Franklin Circuit Judge Phillip Shepherd issued a three-page order setting a pre-trial conference for Sept. 22, at which time he plans to set a date for a full trial over how the state proposes to carry out a lethal injection.
Any trial would not focus on the state's plans to use one or two drugs to carry out a death warrant. Shepherd previously ruled that Kentucky's plans on that front appeared to pass constitutional muster and Friday's order made no mention of the issue. Instead, the judge took issue with how the state assesses condemned inmates' mental abilities in the weeks leading up to an execution.
In December, Shepherd raised concerns about how the state would determine if an inmate is mentally disabled, if the public and defense attorneys see enough of the execution preparation before the lethal injection begins and if the inmate has access to counsel in the hours leading up to an execution.
Kentucky is barred from executing any inmates under an injunction issued by Shepherd in 2010. In December, the judge opted to keep that injunction in place. Multiple death row inmates challenged Kentucky's use of three drugs to carry out a lethal injection.
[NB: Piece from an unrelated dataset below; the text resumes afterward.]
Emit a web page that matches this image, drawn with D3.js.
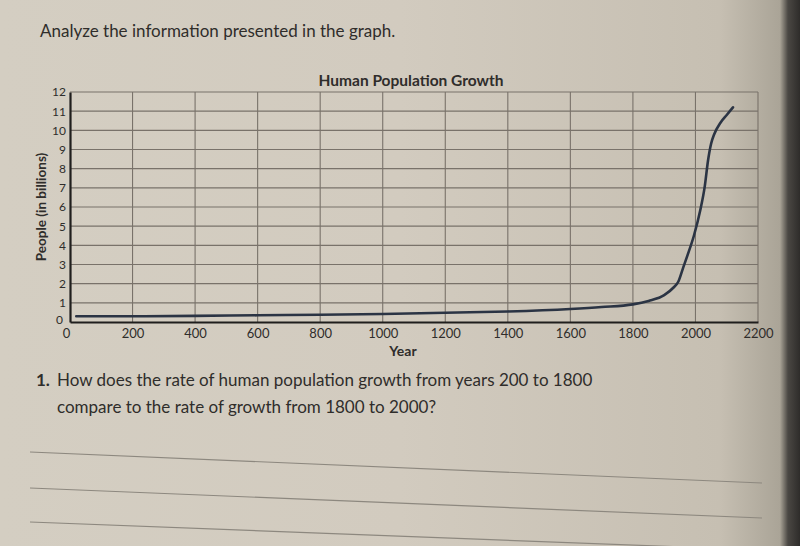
<!DOCTYPE html>
<html><head><meta charset="utf-8">
<script src="https://cdn.jsdelivr.net/npm/d3@7"></script>
<style>html,body{margin:0;padding:0;background:#d3cdc1;}svg{display:block;}</style>
</head><body>
<div id="chart"></div>
<script>
const years  = [20, 200, 400, 600, 800, 1000, 1200, 1400, 1600, 1700, 1800, 1850, 1900, 1930, 1945, 1960, 1975, 1995, 2015, 2030, 2040, 2050, 2060, 2080, 2100, 2120];
const people = [0.3, 0.3, 0.32, 0.35, 0.38, 0.42, 0.48, 0.55, 0.68, 0.78, 0.92, 1.1, 1.4, 1.8, 2.1, 2.8, 3.5, 4.5, 5.8, 7.1, 8.4, 9.3, 9.8, 10.4, 10.8, 11.2];
const xTicks = [0, 200, 400, 600, 800, 1000, 1200, 1400, 1600, 1800, 2000, 2200];
const yTicks = [0, 1, 2, 3, 4, 5, 6, 7, 8, 9, 10, 11, 12];
const title = "Human Population Growth";
const intro = "Analyze the information presented in the graph.";
const question = ["How does the rate of human population growth from years 200 to 1800",
                  "compare to the rate of growth from 1800 to 2000?"];

const W = 800, H = 546;
const svg = d3.select("#chart").append("svg").attr("width", W).attr("height", H);
const defs = svg.append("defs");
const g1 = defs.append("linearGradient").attr("id", "paper").attr("x1", 0).attr("x2", 1).attr("y1", 0).attr("y2", 0);
g1.append("stop").attr("offset", "0").attr("stop-color", "#d4cec2");
g1.append("stop").attr("offset", "0.5").attr("stop-color", "#d2cbbf");
g1.append("stop").attr("offset", "0.9").attr("stop-color", "#c6bfb2");
g1.append("stop").attr("offset", "0.975").attr("stop-color", "#aaa497");
g1.append("stop").attr("offset", "0.985").attr("stop-color", "#4a4743");
g1.append("stop").attr("offset", "1").attr("stop-color", "#2e2c2a");
svg.append("rect").attr("width", W).attr("height", H).attr("fill", "url(#paper)");

const font = "Lato, 'Open Sans', sans-serif";
const txt = "#2f2d2b";

svg.append("text").attr("x", 40).attr("y", 37).attr("font-family", font).attr("font-size", 17)
  .attr("fill", txt).text(intro);

const m = {left: 70, right: 758, top: 92, bottom: 322};
const x = d3.scaleLinear().domain([0, 2200]).range([m.left, m.right]);
const y = d3.scaleLinear().domain([0, 12]).range([m.bottom, m.top]);

const grid = svg.append("g");
grid.selectAll("line.v").data(xTicks.slice(1)).join("line")
  .attr("x1", d => x(d)).attr("x2", d => x(d)).attr("y1", y(0)).attr("y2", y(12))
  .attr("stroke", "#79726a").attr("stroke-width", 1.1);
grid.selectAll("line.h").data(yTicks.slice(1)).join("line")
  .attr("x1", x(0)).attr("x2", x(2200)).attr("y1", d => y(d)).attr("y2", d => y(d))
  .attr("stroke", "#79726a").attr("stroke-width", 1.1);

// axes
const xAxis = d3.axisBottom(x).tickValues(xTicks).tickSize(0).tickPadding(7).tickFormat(d3.format("d"));
const yAxis = d3.axisLeft(y).tickValues(yTicks).tickSize(0).tickPadding(4);
const gx = svg.append("g").attr("transform", `translate(0,${y(0)})`).call(xAxis);
gx.select(".domain").attr("stroke", "#1f1e1d").attr("stroke-width", 2.2);
gx.selectAll("text").attr("font-family", font).attr("font-size", 13).attr("fill", txt);
gx.selectAll(".tick").filter(d => d === 0).select("text").attr("dx", -4);
const gy = svg.append("g").attr("transform", `translate(${x(0)},0)`).call(yAxis);
gy.select(".domain").attr("stroke", "#1f1e1d").attr("stroke-width", 2.2);
gy.selectAll("text").attr("font-family", font).attr("font-size", 12).attr("fill", txt);
gy.selectAll(".tick").filter(d => d === 0).select("text").attr("dy", "0.15em").attr("dx", -3);

svg.append("text").attr("x", 411).attr("y", 86).attr("text-anchor", "middle")
  .attr("font-family", font).attr("font-weight", "bold").attr("font-size", 15.5).attr("fill", txt).text(title);
svg.append("text").attr("transform", `translate(46,${(m.top + m.bottom) / 2}) rotate(-90)`)
  .attr("text-anchor", "middle").attr("font-family", font).attr("font-weight", "bold")
  .attr("font-size", 13.5).attr("fill", txt).text("People (in billions)");
svg.append("text").attr("x", 403).attr("y", 356).attr("text-anchor", "middle")
  .attr("font-family", font).attr("font-weight", "bold").attr("font-size", 14).attr("fill", txt).text("Year");

const line = d3.line().x((d, i) => x(years[i])).y(d => y(d)).curve(d3.curveMonotoneX);
svg.append("path").datum(people).attr("d", line).attr("fill", "none")
  .attr("stroke", "#2b3444").attr("stroke-width", 2.6).attr("stroke-linecap", "round");

// question
svg.append("text").attr("x", 36).attr("y", 386).attr("font-family", font).attr("font-weight", "bold")
  .attr("font-size", 17).attr("fill", txt).text("1.");
question.forEach((q, i) => svg.append("text").attr("x", 57).attr("y", 386 + i * 27)
  .attr("font-family", font).attr("font-size", 17).attr("fill", txt).text(q));

// answer lines
const ans = [[452, 483], [488, 518], [522, 550]];
svg.selectAll("line.ans").data(ans).join("line")
  .attr("x1", 30).attr("x2", 762).attr("y1", d => d[0]).attr("y2", d => d[1])
  .attr("stroke", "#8d887f").attr("stroke-width", 1.2);
</script>
</body></html>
As a result, the state has switched to using one or two drugs.
The U.S. Supreme Court has previously addressed many of these issues, with a decision barring the execution of the mentally disabled being the most recent.
The trial order comes as multiple states confront a shortage of drugs commonly used in executions and some, such as Missouri, have tried drugs previously untested in executions. Missouri opted for pentobarbital, which was used to execute serial killer Joseph Paul Franklin in November, Allen Nicklasson in December and Herbert Smulls on Jan. 29.
The state has opted not to appeal Shepherd's decision. A trial could delay by months or more than a year Kentucky's ability to carry out a death sentence for any of its 33 inmates on death row as briefs are filed and a final ruling is issued.
For the inmates, the decision is something of a relief.
"A lot of these guys live and pray day to day," Randy Haight, who was condemned to death for killing two people in central Kentucky in 1985, said of the December ruling in a letter to The Associated Press.
Shepherd halted lethal injections in 2010 as the state prepared to execute Gregory L. Wilson for a 1987 murder in Kenton County. The judge had expressed concerns about how the state would determine if an inmate is mentally disabled and whether the use of a three-drug mixture caused an unconstitutional amount of pain and suffering.
Wilson, along with inmates Ralph Baze, Thomas C. Bowling, Robert Foley, Brain Keith Moore and Parramore Sandborn, are plaintiffs in the suit.
Shepherd's rulings were the latest development in a decade-long battle over how Kentucky may carry out the court-mandated sentences for its death row inmates in cases that rose to the U.S. Supreme Court, which effectively upheld lethal injections in 2007.
Kentucky has executed three inmates since the reinstatement of the death penalty in 1976, with the last execution in 2008.